Alexander Dick’s “Frye, Derrida, and the University (to Come)” offers an interesting comparison of Frye’s vision of the modern university to Derrida’s: both saw it as the university’s role to foment “neurotic maladjustment” by confronting the student with “languages, myths, and metaphors that make [up] his or her deepest concerns.”

Adam Carter’s “Correspondences: Frye, de Man, Romanticism” draws a more tenuous link between Frye and de Man: both “mutual[ly] reject[] . . . the [Wordsworthian] assumption that the mind finds its correspondence in nature”—but for reasons so entirely different they moot Carter’s comparison. For de Man, such a notion is just existentially false: it represents “a delusory and inauthentic yearning of human consciousness for the stability of natural things.” Frye’s rejection of the notion of a unity between human consciousness and the natural order, however, is rooted not in existential angst but rather in the “terror” of the Canadian environment, so pervasively expressed throughout Frye’s writings on early Canadian literature.
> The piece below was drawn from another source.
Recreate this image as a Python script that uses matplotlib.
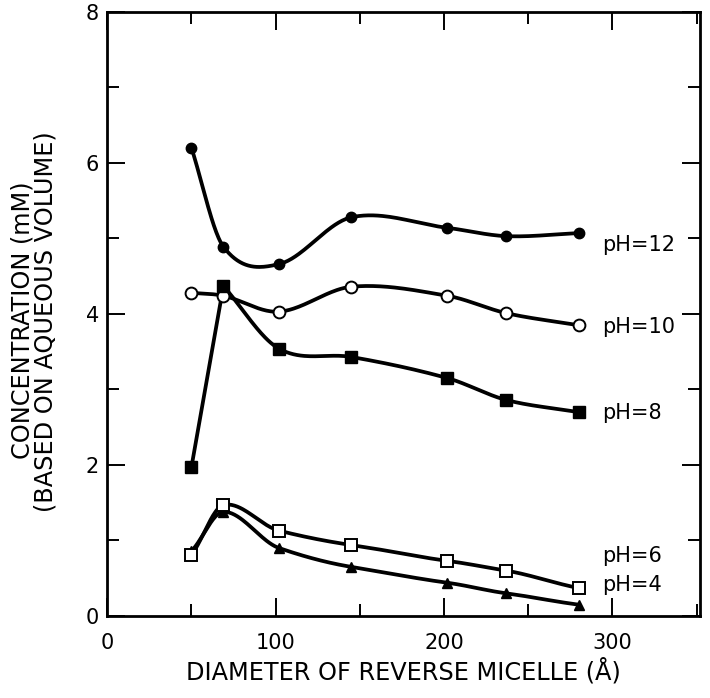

The subject of Mark Ittensohn’s interesting “Romanticism and the Beyond of Language: Northrop Frye and the Wordsworthian Imitation of the Point of Epiphany” is that of the Romantic epiphany and its revelation of the “inadequacy of language.” Wordsworth called his epiphanic moments “spots of time,” which are literally “unsayable” moments—linguistically inexpressible, which, as Ittensohn shows, corresponds closely to Frye’s view of poetic discourse in the Anatomy of Criticism. There, poetry is associated with “total dream . . . infinite and boundless hypothesis.” Poetry and the Romantic epiphany are “inherently connected to mystery, to riddle.” And herein, surely, is Frye’s lasting legacy: not in a shotgun marriage with postmodernism or identity politics, or in jejune reiterations of his anachronistic utopianism, but in the realization that “what the arts cannot say may be as important as what they do say.”